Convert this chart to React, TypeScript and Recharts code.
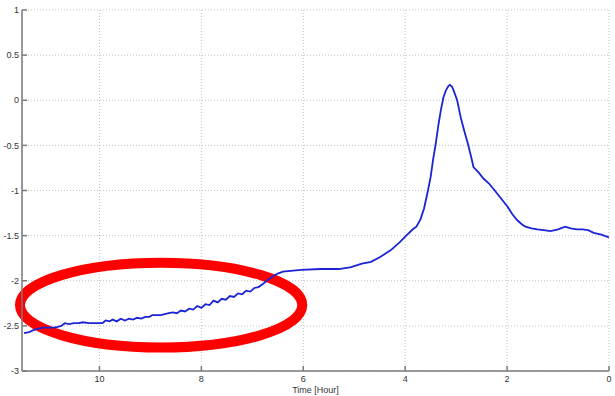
import { LineChart, Line, XAxis, YAxis, CartesianGrid, ReferenceArea } from "recharts";

// time in hours (axis runs from ~11.5 down to 0)
const hours = [
  11.48, 11.38, 11.31, 11.2, 11.1, 11.02, 10.9, 10.82, 10.75, 10.68, 10.6, 10.5, 10.4, 10.33, 10.2, 10.1, 10.0,
  9.94, 9.88, 9.8, 9.74, 9.66, 9.58, 9.5, 9.42, 9.34, 9.26, 9.18, 9.1, 9.02, 8.96, 8.88, 8.8, 8.72, 8.64,
  8.56, 8.48, 8.4, 8.32, 8.24, 8.16, 8.08, 8.0, 7.92, 7.84, 7.76, 7.68, 7.6, 7.52, 7.44, 7.36, 7.28, 7.2,
  7.12, 7.04, 6.96, 6.88, 6.8, 6.72, 6.62, 6.5, 6.4, 6.25, 6.04, 5.66, 5.3, 5.06, 4.85, 4.67, 4.5, 4.28, 4.1,
  3.98, 3.85, 3.78, 3.7, 3.63, 3.56, 3.5, 3.45, 3.4, 3.35, 3.3, 3.25, 3.2, 3.15, 3.12, 3.08, 3.05, 2.98,
  2.91, 2.84, 2.77, 2.7, 2.66, 2.56, 2.46, 2.36, 2.27, 2.13, 1.99, 1.9, 1.8, 1.7, 1.64, 1.52, 1.41, 1.28,
  1.15, 1.0, 0.86, 0.75, 0.63, 0.52, 0.41, 0.3, 0.15, 0,
];
const values = [
  -2.58, -2.57, -2.55, -2.53, -2.52, -2.52, -2.52, -2.51, -2.5, -2.47, -2.48, -2.47, -2.47, -2.46, -2.47, -2.47, -2.47,
  -2.47, -2.44, -2.45, -2.43, -2.45, -2.42, -2.44, -2.42, -2.43, -2.41, -2.42, -2.4, -2.4, -2.38, -2.38, -2.38, -2.37, -2.36,
  -2.35, -2.36, -2.33, -2.34, -2.31, -2.32, -2.28, -2.3, -2.26, -2.27, -2.22, -2.24, -2.2, -2.21, -2.17, -2.18, -2.14, -2.15,
  -2.11, -2.12, -2.08, -2.07, -2.04, -2.0, -1.96, -1.92, -1.9, -1.89, -1.88, -1.87, -1.87, -1.85, -1.81, -1.79, -1.74, -1.66, -1.57,
  -1.5, -1.43, -1.4, -1.32, -1.2, -1.02, -0.85, -0.65, -0.48, -0.28, -0.11, 0.03, 0.11, 0.16, 0.17, 0.15, 0.11, 0.0,
  -0.19, -0.34, -0.48, -0.64, -0.74, -0.8, -0.87, -0.92, -0.98, -1.08, -1.18, -1.26, -1.33, -1.38, -1.4, -1.42, -1.43, -1.44,
  -1.45, -1.43, -1.4, -1.42, -1.43, -1.43, -1.44, -1.47, -1.49, -1.52,
];

const xTicks = [0, 2, 4, 6, 8, 10];
const yTicks = [-3, -2.5, -2, -1.5, -1, -0.5, 0, 0.5, 1];

// the red ring, in data units
const ring = { x1: 6.02, x2: 11.56, y1: -2.74, y2: -1.8 };

const data = hours.map((h, i) => ({ h, v: values[i] }));

const axisColor = "#7a7a7a";
const tickStyle = { fill: "#333", fontSize: 9, fontFamily: "'Liberation Sans', Arial, sans-serif" };
const blank = () => "";

const Ellipse = (props: any) => {
  const { x, y, width, height } = props;
  return (
    <ellipse
      cx={x + width / 2}
      cy={y + height / 2}
      rx={width / 2}
      ry={height / 2}
      fill="none"
      stroke="#ff0000"
      strokeWidth={10}
    />
  );
};

export default function App() {
  return (
    <div style={{ position: "absolute", left: 0, top: 0, background: "#fff" }}>
      <LineChart width={615} height={396} data={data} margin={{ top: 10, right: 6, left: 0, bottom: 0 }}>
        <CartesianGrid stroke="#c4c4c4" strokeDasharray="1 2" />
        <XAxis
          dataKey="h"
          type="number"
          domain={[0, 11.52]}
          reversed
          allowDataOverflow
          ticks={xTicks}
          height={25}
          stroke={axisColor}
          strokeWidth={1.5}
          tickSize={-5}
          tickMargin={10}
          tick={tickStyle}
          label={{ value: "Time [Hour]", position: "insideBottom", offset: 3, style: tickStyle }}
        />
        <XAxis
          xAxisId="top"
          orientation="top"
          type="number"
          domain={[0, 11.52]}
          reversed
          ticks={xTicks}
          height={0}
          stroke={axisColor}
          strokeWidth={1.5}
          tickSize={-5}
          tickFormatter={blank}
        />
        <YAxis
          type="number"
          domain={[-3, 1]}
          ticks={yTicks}
          width={22}
          stroke={axisColor}
          strokeWidth={1.5}
          tickSize={-5}
          tickMargin={8}
          tick={tickStyle}
        />
        <YAxis
          yAxisId="right"
          orientation="right"
          type="number"
          domain={[-3, 1]}
          ticks={yTicks}
          width={0}
          stroke={axisColor}
          strokeWidth={1.5}
          tickSize={-5}
          tickFormatter={blank}
        />
        <Line
          dataKey="v"
          type="linear"
          stroke="#1a24d4"
          strokeWidth={1.8}
          dot={false}
          isAnimationActive={false}
        />
        <ReferenceArea
          x1={ring.x1}
          x2={ring.x2}
          y1={ring.y1}
          y2={ring.y2}
          ifOverflow="visible"
          shape={<Ellipse />}
        />
      </LineChart>
    </div>
  );
}
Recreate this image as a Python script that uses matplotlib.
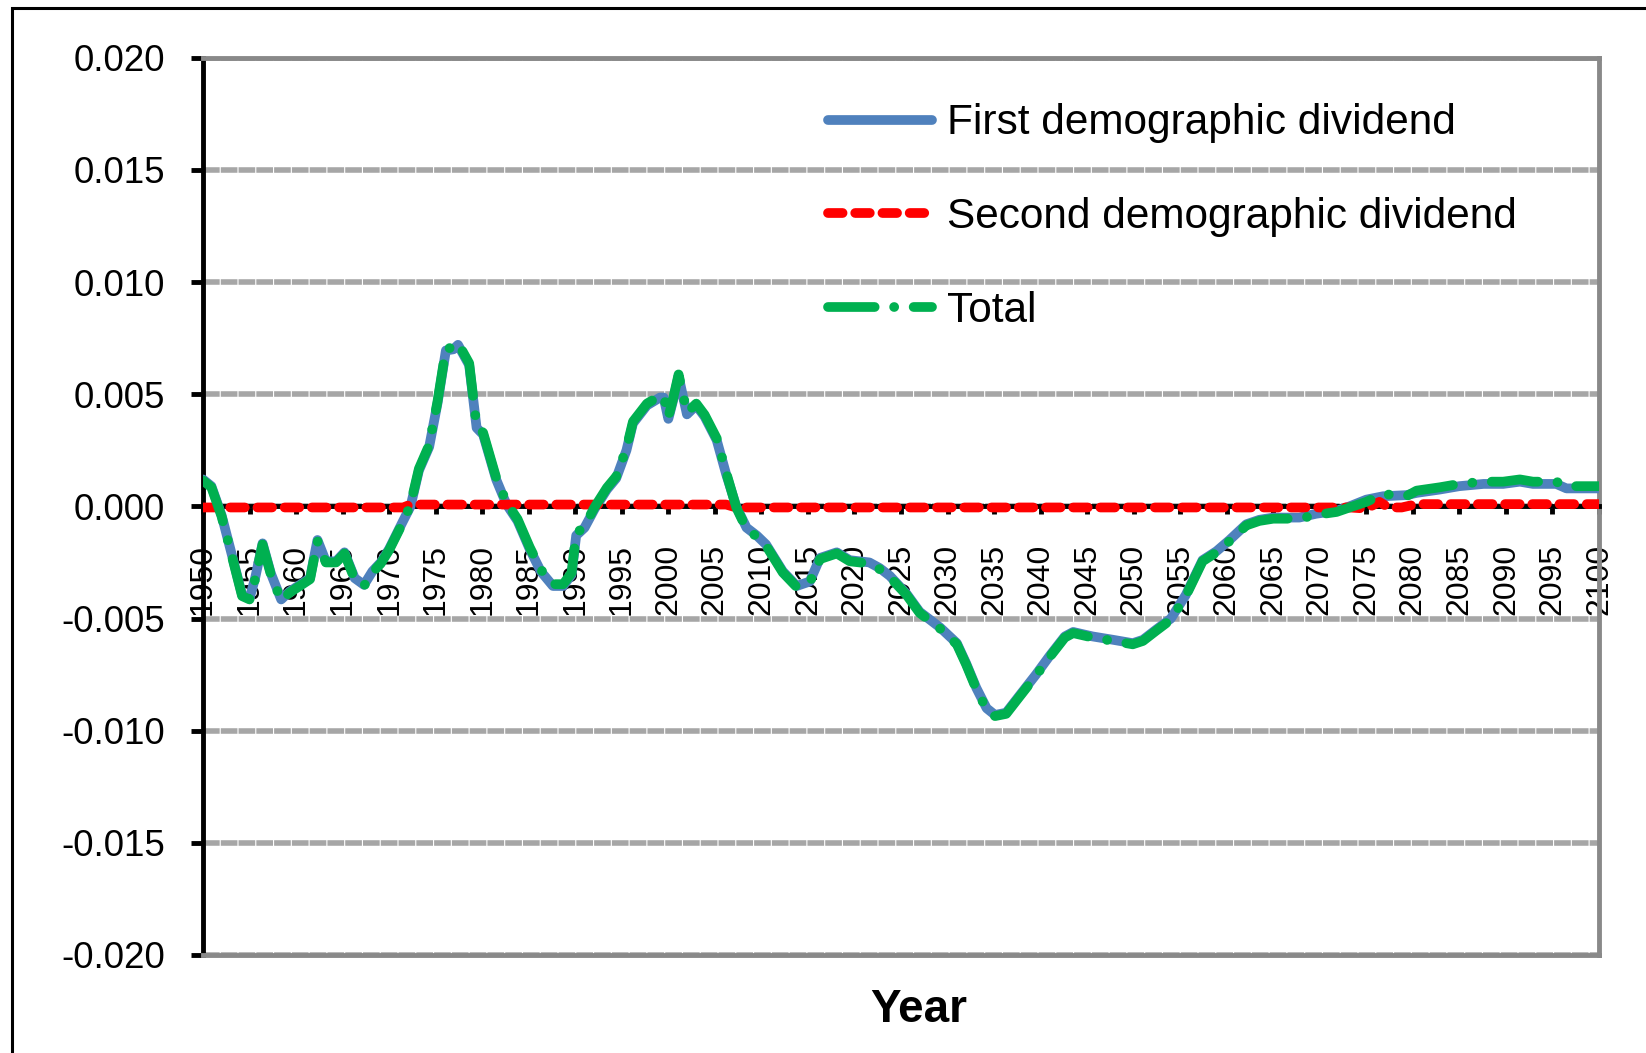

#### Work to complete
Your task is to return the lines above, from the first one up to and including the line containing "YAxis, CartesianGrid, ReferenceArea", minus any pictures.

#### Complete response
Convert this chart to React, TypeScript and Recharts code.
import { LineChart, Line, XAxis, YAxis, CartesianGrid, ReferenceArea } from "recharts";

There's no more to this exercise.